One reason why I’ve never been interested in pursuing a manager’s role at work is because I have no desire to deal with personality conflicts. I don’t want to have to sort out who did what to whom, who started it, whose fault it is, who’s getting shafted and who’s getting away with it, etc etc etc. Some day, I’ll have kids of my own, and I’ll have to deal with that sort of thing with them. I don’t need it from adults.
It turned out not to be so bad. My assistant coach has been very helpful to me, but he’s not particularly warm and fuzzy (as one of the moms I spoke to put it). He wanted to work out particular kids at particular positions, based on some covnersations we’d had about where I thought they’d be playing, and wasn’t very receptive to questions about it. I mostly listened to the moms and let them vent a little – there are days when having a background in customer service really comes in handy – and assured them that everyone on the team has a contribution to make. Both of them told me they appreciated my taking the time to talk to them, so I hope this incident is behind us.
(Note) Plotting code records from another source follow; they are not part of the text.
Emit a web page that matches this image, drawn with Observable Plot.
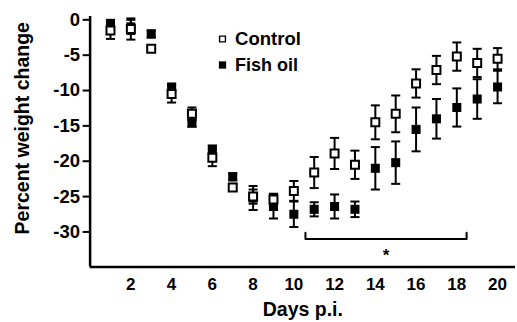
<!DOCTYPE html>
<html>
<head>
<meta charset="utf-8">
<script src="https://cdn.jsdelivr.net/npm/d3@7"></script>
<script src="https://cdn.jsdelivr.net/npm/@observablehq/plot@0.6"></script>
<style>
  html, body { margin: 0; padding: 0; background: #fff; }
  #chart { width: 517px; height: 322px; }
</style>
</head>
<body>
<div id="chart"></div>
<script>
// ---- Data ----
const days = [1, 2, 3, 4, 5, 6, 7, 8, 9, 10, 11, 12, 13, 14, 15, 16, 17, 18, 19, 20];
const controlMean = [-1.5, -1.3, -4.1, -10.5, -13.3, -19.5, -23.7, -25.0, -25.4, -24.2, -21.6, -18.9, -20.5, -14.5, -13.3, -9.0, -7.1, -5.2, -6.1, -5.5];
const controlErr  = [1.2, 1.5, 0.4, 1.2, 0.9, 1.2, 0.5, 1.0, 0.8, 1.4, 2.2, 2.2, 2.0, 2.4, 2.6, 2.0, 2.0, 2.0, 2.0, 1.5];
const fishMean    = [-0.7, -1.0, -2.0, -9.6, -14.6, -18.3, -22.2, -25.2, -26.4, -27.5, -26.8, -26.4, -26.8, -21.0, -20.2, -15.5, -14.0, -12.4, -11.2, -9.5];
const fishErr     = [0.7, 1.0, 0.5, 0.6, 0.5, 0.5, 0.5, 1.7, 1.7, 1.8, 1.0, 1.7, 1.1, 3.0, 3.0, 3.1, 2.8, 2.7, 2.8, 2.3];
const seriesNames = ["Control", "Fish oil"];
const xTicks = [2, 4, 6, 8, 10, 12, 14, 16, 18, 20];
const yTicks = [0, -5, -10, -15, -20, -25, -30];
const xLabel = "Days p.i.";
const yLabel = "Percent weight change";
// significance bracket (day range and level, data units)
const bracketDays = [10.57, 18.48];
const bracketLevels = [-30.1, -31.0];
const starLevel = -33.4;
const starText = "*";

const xDomain = [0, 20.88];
const yDomain = [-34.96, 0.47];

// ---- Build tables ----
const control = days.map((d, i) => ({day: d, mean: controlMean[i], err: controlErr[i]}));
const fish = days.map((d, i) => ({day: d, mean: fishMean[i], err: fishErr[i]}));
const bracket = [
  {x: bracketDays[0], y: bracketLevels[0]},
  {x: bracketDays[0], y: bracketLevels[1]},
  {x: bracketDays[1], y: bracketLevels[1]},
  {x: bracketDays[1], y: bracketLevels[0]}
];

const capSymbol = {
  draw(ctx, size) {
    const w = Math.sqrt(size);
    ctx.moveTo(-w / 2, 0);
    ctx.lineTo(w / 2, 0);
  }
};

const errMarks = (rows) => [
  Plot.ruleX(rows, {x: "day", y1: d => d.mean - d.err, y2: d => d.mean + d.err, stroke: "black", strokeWidth: 2}),
  Plot.dot(rows, {x: "day", y: d => d.mean + d.err, symbol: capSymbol, r: 5.1, fill: "none", stroke: "black", strokeWidth: 2}),
  Plot.dot(rows, {x: "day", y: d => d.mean - d.err, symbol: capSymbol, r: 5.1, fill: "none", stroke: "black", strokeWidth: 2})
];

const legendControl = [seriesNames[0]];
const legendFish = [seriesNames[1]];

const chart = Plot.plot({
  width: 517,
  height: 322,
  marginLeft: 89.6,
  marginRight: 2,
  marginTop: 16,
  marginBottom: 55.5,
  style: {fontFamily: "'Liberation Sans', Arial, sans-serif", fontWeight: "bold", background: "white", color: "black"},
  x: {domain: xDomain},
  y: {domain: yDomain},
  marks: [
    Plot.axisY({ticks: yTicks, tickFormat: d => String(d), tickSize: 7, tickPadding: 3, strokeWidth: 2, fontSize: 18.5, fontWeight: "bold", label: null}),
    Plot.axisX({ticks: xTicks, tickFormat: d => String(d), tickSize: 0, tickPadding: 11, fontSize: 17, fontWeight: "bold", label: null}),
    Plot.ruleX([xDomain[0]], {y1: yDomain[0], y2: yDomain[1], stroke: "black", strokeWidth: 2.5}),
    Plot.ruleY([yDomain[0]], {x1: xDomain[0], x2: xDomain[1], stroke: "black", strokeWidth: 2.5}),
    ...errMarks(fish),
    ...errMarks(control),
    Plot.dot(fish, {x: "day", y: "mean", symbol: "square", r: 5.1, fill: "black", stroke: "none"}),
    Plot.dot(control, {x: "day", y: "mean", symbol: "square", r: 4.5, fill: "white", stroke: "black", strokeWidth: 2}),
    // significance bracket and star
    Plot.line(bracket, {x: "x", y: "y", stroke: "black", strokeWidth: 2}),
    Plot.text([starText], {x: (bracketDays[0] + bracketDays[1]) / 2, y: starLevel, text: d => d, fontSize: 17, fontWeight: "bold"}),
    // legend
    Plot.dot(legendControl, {frameAnchor: "top-left", dx: 132.4, dy: 22.5, symbol: "square", r: 3.3, fill: "white", stroke: "black", strokeWidth: 1.4}),
    Plot.dot(legendFish, {frameAnchor: "top-left", dx: 132.4, dy: 48.5, symbol: "square", r: 4.1, fill: "black", stroke: "none"}),
    Plot.text(legendControl, {frameAnchor: "top-left", dx: 145, dy: 22.5, text: d => d, textAnchor: "start", lineAnchor: "middle", fontSize: 18.5, fontWeight: "bold"}),
    Plot.text(legendFish, {frameAnchor: "top-left", dx: 145, dy: 48.5, text: d => d, textAnchor: "start", lineAnchor: "middle", fontSize: 18, fontWeight: "bold"}),
    // axis titles
    Plot.text([xLabel], {frameAnchor: "bottom", dy: 43, text: d => d, textAnchor: "middle", lineAnchor: "middle", fontSize: 19.5, fontWeight: "bold"}),
    Plot.text([yLabel], {frameAnchor: "left", dx: -67, dy: -13.5, rotate: -90, text: d => d, textAnchor: "middle", lineAnchor: "middle", fontSize: 19.5, fontWeight: "bold"})
  ]
});
document.getElementById("chart").appendChild(chart);
</script>
</body>
</html>
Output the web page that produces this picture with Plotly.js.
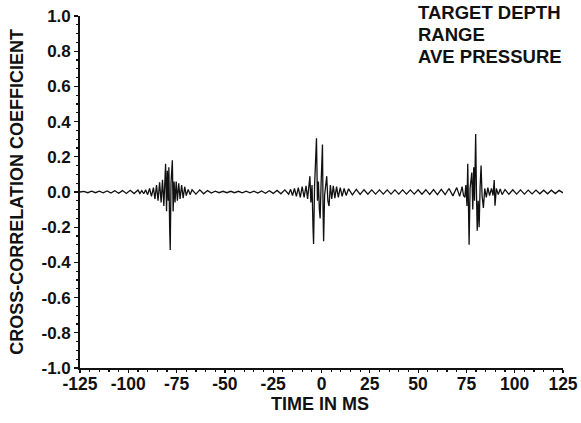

One thing that came out of my conversation with my assistant coach, whom I spoke to before I called the moms, was how to marry a philosophy of wanting to have fun with the reality that winning is more fun than losing. I’m a relatively mature adult who knows full well that Winning Isn’t Everything. On the other hand, as Charlie Brown once said, losing isn’t anything. I’ve played on various beer league softball teams, all of which were mediocre at best, and it’s my personal opinion that it’s a lot harder to just play for fun if you have no chance to win. There’s no joy in getting your butt kicked on a regular basis.
A coach of a team in a competitive league has to put the welfare of the team ahead of the welfare of any individual. In particular, that means only playing your best players. This league insists on having everyone play, and that’s a philosophy I support. That doesn’t mean that everyone gets to play wherever they want, though. I do think that at this level it’s in the best interests of both the team and the individuals to generally play the best players in the infield, since that’s where most of the action is. I want to give everyone a chance to succeed, and that means not setting them up to fail.
To be blunt about it, there are a couple of kids who don’t catch or throw well enough to warrant regular playing time on a team whose primary mission is to win. Our primary missions are fun and learning, so they’ll play as much as everyone else does. Given that I do believe that you cannot completely de-emphasize winning, however, I’ll be limiting how often they play in the infield.
(On a side note, as it happens both of the kids whose moms I spoke to would be reasonably successful in the infield. I believe they will be more successful in the outfield, not because they’ll be hidden from the action but because I think they can shag fly balls. I told them as much, and I plan on giving a form of that speech to the kids themselves on Tuesday.)